You never know what you'll find on Craigslist, but each week we'll dive into the endless listings of classified ads to uncover the best, the worst, and the weirdest that fellow San Franciscans are selling, missing, or wanting.
Traversing the endless aisles of Bay Area thrift stores you never know what you'll find. Size 14 four-inch platforms? Not as uncommon as one would think. A vintage never-been-worn dress straight off the "Brady Bunch" set -- it's a possibility. But the stories behind these thrift stories pieces are never revealed, lost to a day when someone set up a box to throw unwanted items into. But on Craigslist, you can always find out the story behind the used underwear for sale.
No prima ballerinas here
Unless one of the very few who stuck it out with the afternoon activity Mom forced you to do (were piano lessons that bad?) we've all had that two-month stint of being the next prodigy in basketball/painting/skateboarding/playing the clarinet (hello Kenny G!) until we realized we sucked at it and threw the item into the hallway closet with the other sports and musical gear of our past passions.
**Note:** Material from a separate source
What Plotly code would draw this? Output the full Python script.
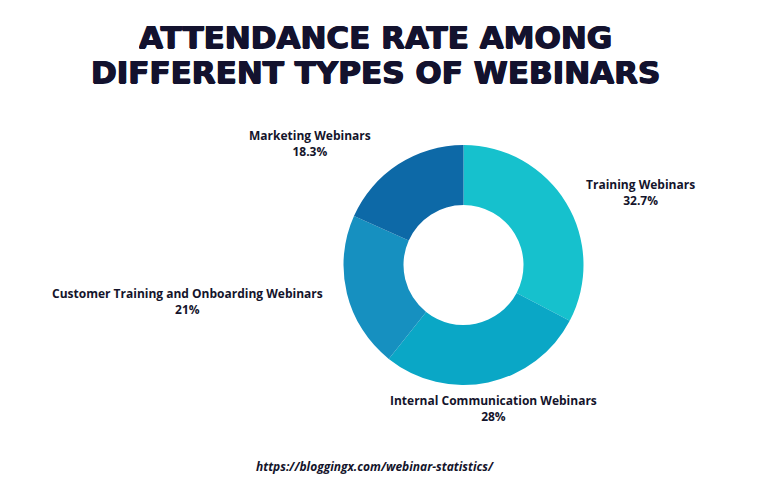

So with that, the fact these tiny dancers stuck it out for three months is pretty good in our book.
Fake fur for desert fun
The thing is, if you buy one of these outfits for Burning Man you'll likely match at least 50 other people on the playa. These scandalous furry-caveman inspired outfits will at least keep your calves warm on those chilly desert nights.
Couture sarong pants
While we don't see too many people wearing sarongs outside of the Hawaiian-island chain or a 50-foot radius of a hotel swimming pool, there must be a market for it, at least according to this seller. These are one of the few pairs of what would have been a sarong pant empire -- had that factory in the Philippines not burned down.
Wig for partying
This photo must have been taken on the lone day she wore the Rapunzel wig. She looks like she was having a great time and it caught the attention of the man in the bedazzled belt and bejeweled necklaces. Do you think he knew it was a wig?
We're not sure who buys used underwear (except a bunch of pervs!), and $50 seems pretty steep. We're guessing this jilted lover will never see her again now that her unmentionables are for sale on the internet. We're starting to get the picture of why she broke up with him.